Biking with a Baby-to-be on Board
Now that’s I’ve told pretty much everyone I know in “real life,” I have some good news to share with you, dear readers – I’m pregnant! It’s our first child and my husband and I are quite excited.
But the worrying started in as soon as I found out. I worry about being a good mom, about not being ready, and about losing my own identity. While it was only a small part of the larger picture, I realized that didn’t want to lose my passion for cycling. The general treatment of pregnant women as delicate flowers, even though they’re preparing to go through one of the most painful experiences around, only reinforced this feeling. I read in a couple of different books and blogs that you shouldn’t cycle when pregnant because “what if you fall?”
Fortunately, there are a lot of other perspectives out there.
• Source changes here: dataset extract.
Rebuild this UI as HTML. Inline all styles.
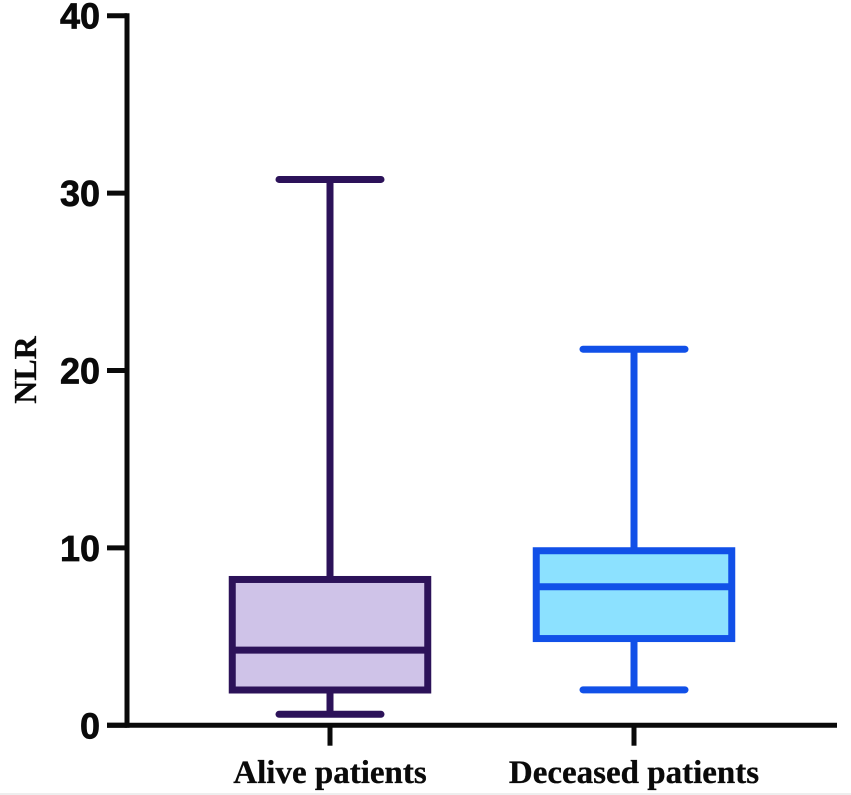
<!DOCTYPE html>
<html lang="en">
<head>
<meta charset="utf-8">
<title>NLR box plot</title>
<style>
html,body{margin:0;padding:0;background:#fff;width:851px;height:795px;overflow:hidden}
svg{display:block}
.num{font-family:"Liberation Sans",sans-serif;font-weight:700;font-size:36px;fill:#0a0a0a;stroke:#0a0a0a;stroke-width:0.7px}
.lab{font-family:"Liberation Serif",serif;font-weight:700;font-size:33px;fill:#0a0a0a;stroke:#0a0a0a;stroke-width:0.3px}
.ytitle{font-size:32px}
</style>
</head>
<body>
<svg id="chart" width="851" height="795" viewBox="0 0 851 795" xmlns="http://www.w3.org/2000/svg">
  <rect x="0" y="793" width="851" height="2" fill="#eeeeee"/>
  <g id="marks"></g>
  <g id="axes"></g>
  <text class="lab ytitle" transform="translate(36,370) rotate(-90)" text-anchor="middle">NLR</text>
</svg>
<script>
const categories = ["Alive patients", "Deceased patients"];
const whiskerLow = [0.62, 2.0];
const q1 = [1.99, 4.89];
const median = [4.24, 7.81];
const q3 = [8.22, 9.84];
const whiskerHigh = [30.77, 21.2];
const yTicks = [0, 10, 20, 30, 40];
const strokeColors = ["#2c1259", "#1150e8"];
const fillColors = ["#cfc3e8", "#8ce1ff"];

const Y0 = 725.3, PX_PER_UNIT = 17.74, X0 = 330, X_STEP = 304;
const BOX_W = 195.5, CAP_W = 102, SW = 7;
const yScale = v => Y0 - v * PX_PER_UNIT;
const xScale = i => X0 + i * X_STEP;
const NS = "http://www.w3.org/2000/svg";
const marks = document.getElementById("marks");
const axes = document.getElementById("axes");

function make(parent, tag, attrs) {
  const el = document.createElementNS(NS, tag);
  for (const k in attrs) el.setAttribute(k, attrs[k]);
  parent.appendChild(el);
  return el;
}

categories.forEach((cat, i) => {
  const x = xScale(i), c = strokeColors[i];
  const g = make(marks, "g", {});
  
  

  const up = make(g, "line", {x1: x, x2: x, y1: yScale(whiskerHigh[i]), y2: yScale(q3[i]), stroke: c, "stroke-width": SW});
  
  

  const low = make(g, "line", {x1: x, x2: x, y1: yScale(q1[i]), y2: yScale(whiskerLow[i]), stroke: c, "stroke-width": SW});
  
  

  const capHi = make(g, "line", {x1: x - CAP_W / 2, x2: x + CAP_W / 2, y1: yScale(whiskerHigh[i]), y2: yScale(whiskerHigh[i]), stroke: c, "stroke-width": SW, "stroke-linecap": "round"});
  
  

  const capLo = make(g, "line", {x1: x - CAP_W / 2, x2: x + CAP_W / 2, y1: yScale(whiskerLow[i]), y2: yScale(whiskerLow[i]), stroke: c, "stroke-width": SW, "stroke-linecap": "round"});
  
  

  const box = make(g, "rect", {x: x - BOX_W / 2, y: yScale(q3[i]), width: BOX_W, height: yScale(q1[i]) - yScale(q3[i]), fill: fillColors[i], stroke: c, "stroke-width": SW});
  
  

  const med = make(g, "line", {x1: x - BOX_W / 2, x2: x + BOX_W / 2, y1: yScale(median[i]), y2: yScale(median[i]), stroke: c, "stroke-width": SW});
  
  

  const tick = make(axes, "line", {x1: x, x2: x, y1: Y0, y2: 745.7, stroke: "#0a0a0a", "stroke-width": 5});
  
  

  const label = make(axes, "text", {x: x, y: 783, "text-anchor": "middle", class: "lab"});
  
  
  label.textContent = cat;
});

const yLine = make(axes, "line", {x1: 127, x2: 127, y1: yScale(yTicks[yTicks.length - 1]) - 2.5, y2: Y0 + 2.5, stroke: "#0a0a0a", "stroke-width": 5});



const xLine = make(axes, "line", {x1: 107, x2: 837, y1: Y0, y2: Y0, stroke: "#0a0a0a", "stroke-width": 5});



yTicks.forEach(v => {
  const t = make(axes, "line", {x1: 107, x2: 127, y1: yScale(v), y2: yScale(v), stroke: "#0a0a0a", "stroke-width": 5});
  
  

  const l = make(axes, "text", {x: 100, y: yScale(v) + 13, "text-anchor": "end", class: "num"});
  
  
  l.textContent = v;
});
</script>
</body>
</html>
In general, the medical community agrees that if you biked before pregnancy, it’s okay to keep doing it as long as you’re able to balance on the bike without falling off. Thankfully, my doctor shares that perspective – I might have found a new one if she didn’t.
But the turning point for my confidence was this series of blog posts about biking while pregnant on Simply Bike. Seeing photos of and reading about these fabulous women who kept on cycling with an extra passenger on board made me realize, “I can do that too!” I found something very empowering about the real life examples that I didn’t get from mere approval.
So now I’m writing about my experience to show that you can keep cycling through pregnancy and still have it be enjoyable. Currently, I view it as training for the most challenging endurance race around – labor.
After finding out I was pregnant in September, I kept up my cycling as much as possible. However, I quickly found out that biking while pregnant requires some adjustments. Even if you’re far from showing, your body knows it’s going through tumultuous changes. The best comparison is that being in your first trimester is like a mild – or for some women, bad – case of altitude sickness. There’s even a physiological basis to this metaphor. Just like when you’re at altitude, a pregnant woman’s body is dealing with a imbalance of oxygen compared to its needs. Because it’s working much harder, it actually requires 15 to 20 percent more oxygen than usual, with about half being diverted to the uterus, placenta, and fetus. On a practical basis, this translates to having constant low-level nausea (although other causes definitely contribute), getting out of breath more quickly, and everything taking a little more effort. In particular, I found that strength-based exercises – like more than one flight of stairs – shot my heart rate through the roof.
As a result, I modified my bicycling and expectations to match my body’s new needs. Fortunately, yoga had already taught me to listen to my body better than ever, so I had some practice. Watching my heart rate, I learned to slow down and not push up every hill. I kept reminding myself that bicycling was not a race. I shortened my rides, not starting with the base assumption that I could automatically do 20 miles without a break. I also started preparing better for my rides. I needed to eat regularly to stave off nausea, so packing a snack went from optional to absolutely necessary. While I haven’t biked in D.C. since getting pregnant, I’d probably be even more careful in traffic past my normal paranoia.
My second trimester coincided with the beginning of winter. While I mostly backed off on the outdoor riding, I have put quite a few miles on a stationary bike. In addition, before this cold snap, I got in two rides the last two weekends. The first was a 13 mile ride and the second a ten mile ride, both around parts of the Millennium Trail. Because I hadn’t been outdoors in a while, I learned that as my belly has gotten bigger, my body reacts differently. In particular, riding up hills has become much more challenging. Beyond trying to not get out of breath, pelvic muscles work differently when there’s an extra couple of pounds sitting on top of them. The baby-to-be sinks a bit, made worse by my tendency to lean forward going up hills. To top it all off, the whole process squishes your bladder more than ever. The bumps from tree roots pushing through the pavement do not improve this situation. Needless to say, I was very glad to be able to stop at one of the town’s community centers part-way through the first ride and at the town library on the second. The experience did make me very glad that I never installed drop handlebars – I can’t imagine trying to lean over that far.
I’m going to try to keep riding as long as possible. While I won’t be riding to the hospital while in labor (as I’ve heard one professional cyclist did), I’d like to continue through beginning of my third trimester. In particular, I want to participate in the Tour de Cookie in April, a new ride in Rockville that’s for charity and revolves around one of my favorite cycling destinations – dessert. And being pregnant and on a bike, I’ll have two excuses to eat as many of them as I want!